Esta afirmación causó un revuelo y dos periodistas del Bild Zeitung lo consultaron sobre cuándo se pondrían en marcha estas nuevas regulaciones y Schabowski dijo: “Hasta donde sé, debe efectuarse inmediatamente, sin demora” (“Das tritt nach meiner Kenntnis... ist das sofort... unverzüglich“, en alemán textual).
Después de la conferencia de prensa, Schabowski aceptó una entrevista de la NBC y repitió la historia que, repetimos, no estaba aprobada por el gobierno alemán: y reiteró que los alemanes orientales podían emigrar a través de la frontera de forma inmediata.
Tras escuchar en radio y televisión las noticias, los alemanes orientales comenzaron a apiñarse en el muro, en los seis puntos de cruce entre Berlín del Este y del Oeste, y les reclamaban a los guardias fronterizos la libre circulación. Los guardias consultaron a sus superiores y al principio se les ordenó marcar los pasaportes con un sello especial que dejara claro que aquellos que se fueran no podrían volver a Alemania Oriental y que se les revocaría su ciudadanía.
Finalmente, a las 22:45, ese 9 de noviembre de 1989, Harald Jager, comandante del cruce de la frontera de Bornholmer Straße, cedió y les ordenó a los guardias abrir los cruces y permitir el paso sin pedir identificación. Por eso, el 9 de noviembre es recordado como “la noche que cayó el Muro”.
La periodista del Washington Post, Mary Elise Sarotte, en 2009, dijo que la caída del Muro fue "uno de los acontecimientos más trascendentales del siglo pasado” y que se dio “por accidente, por un error cómico y burocrático de los medios de comunicación occidentales y por el peso de las mareas de la historia".
Y mientras el Muro se demolía, la Unión Soviética se desintegraba y el capitalismo se convertía en el amo y señor de la humanidad, Italia tenía su Mundial. Y se preparaba para ganar la copa por cuarta vez.
Otra vez 24 selecciones se presentaron para darle forma al mismo formato que se había usado en México 86.
Y las cosas del destino quisieron que a la final llegaran Argentina y Alemania, los mismos equipos que se habían enfrentado hacía cuatro años, con un detalle no menor: Alemania se presentaba bajo el nombre de Alemania Federal con la convicción de que sería la última vez que lo haría en esas condiciones porque la unificación estaba en marcha.

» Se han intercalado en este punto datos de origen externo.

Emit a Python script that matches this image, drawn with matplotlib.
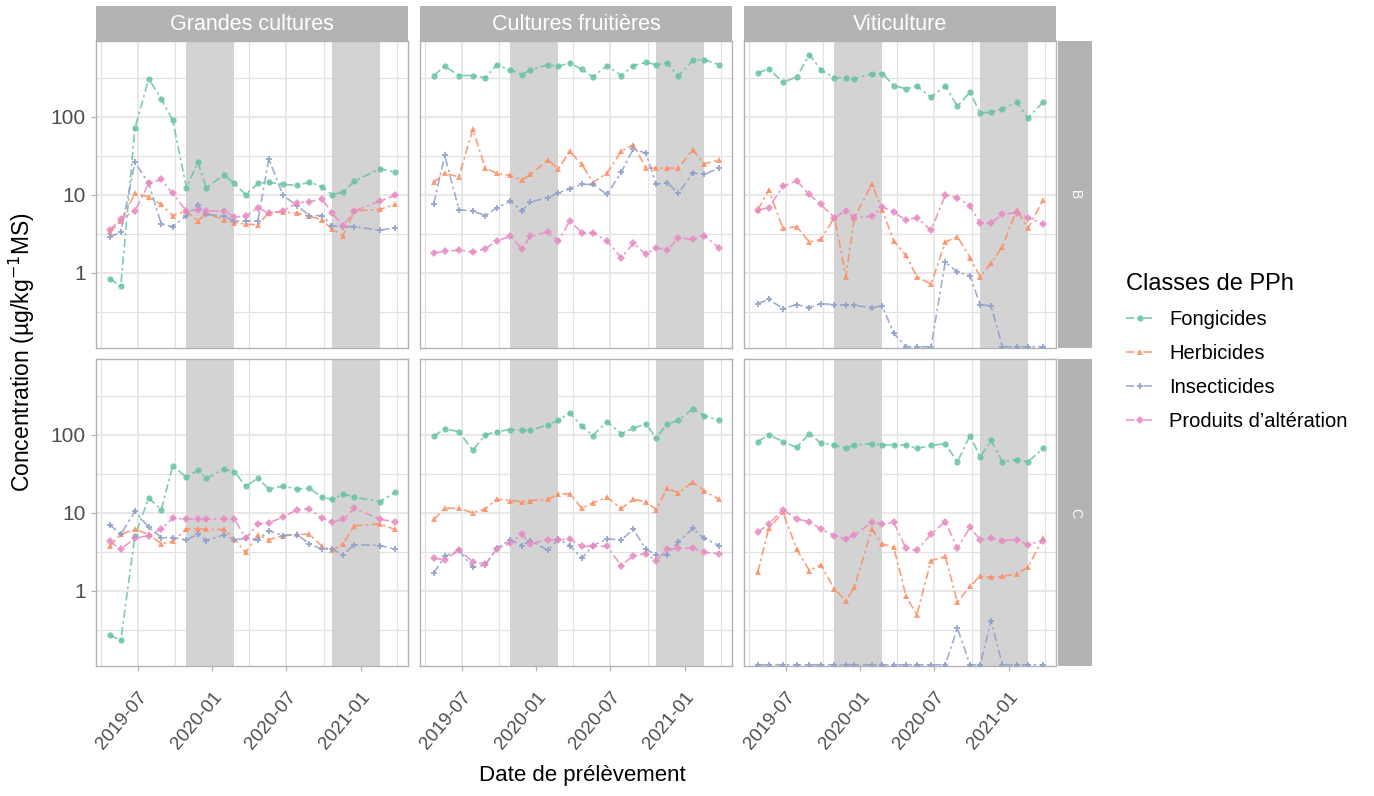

Ya hablamos de Codesal, del polémico penal, de la puteada de Diego al público italiano cuando silbaban el Himno Nacional y de la derrota honrosa de Argentina. Pero no dijimos nada del nivel de juego. Ese partido, esa final, aún hoy es considerada la peor de la historia. Es más, ese Mundial fue el peor de la historia. Un dato lo aporta el bajo promedio de gol por partido (2,21) que aún hoy se mantiene como el peor de los mundiales realizados. Ese mundial dejó también para los argentinos uno de los más placenteros recuerdos por el insólito triunfo ante Brasil, en octavos de final, con gol de Caniggia y por haber dejado afuera del torneo a Italia, el anfitrión en la definición por penales. Ok. El torneo fue pésimo. Pero acá, en este país perdido muy abajo en el planisferio, Italia 90 se disfrutó casi como ningún otro campeonato que tengamos memoria.